Dáil debates

Tuesday, 3 November 2009

2:30 pm

Photo of Brian CowenBrian Cowen (Laois-Offaly, Fianna Fail)

That is the reason we have to proceed in this way. There will be an opportunity in this House for everyone to put forward his or her position in terms of pre-budget statements. On the issues raised by Deputy Gilmore or any other party on trying to maintain jobs, we are seeing twice as many people in activation programmes now than previously. We have introduced the stabilisation fund and brought forward the employment subsidy scheme, which we are seeking to improve as we go along. We are looking at reviewing the mortgage subsidy scheme to see in what way we can assist people, in addition to the 14,000 people who are already obtaining relief under that scheme.

We all know the exposure of banks in this country, as in other countries, to the residential property market, and we do no service if we suggest that we are about to see an avalanche of repossessions when the total number of repossessions we have seen in the covered institutions this year to date is 20. To give an impression that mortgage arrears are a greater problem than is currently the case is doing nothing in terms of trying to ensure funding to an Irish banking system that still depends on the international wholesale credit markets for funding.
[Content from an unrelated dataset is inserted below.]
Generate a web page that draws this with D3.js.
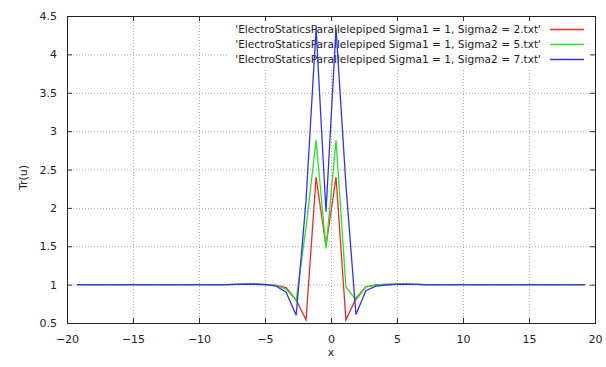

We must ensure we assist everyone, in so far as we can, with the right policy responses in all of those areas, which do not have unintended consequences or knock-on effects, which in fact negative or take away from the validity of taking the initiative in the first place. We are committed to seeking to do that in as fair a way as possible. Fairness in some respects can be a subjective thing but it is also an objective thing. It is about trying to find a sustainable way forward at a level of provision that will seek to minimise hardship on the service users and to ask those who are providing the services, in the knowledge that they have already made a contribution, to see what further contribution can and must be made now in the interests of trying to ensure that the country comes through this particularly difficult time as safely and as well as possible so that we can build again for the future and reposition the country to take the upturn when it comes. It is a difficult time for the country and our people but we must face the problem, confront it and deal with it. I agree that must be done with as much collective action as possible, seeking agreement where we can but also not avoiding the obvious conclusions we all have to come to in view of the state of the public finances as they currently stand.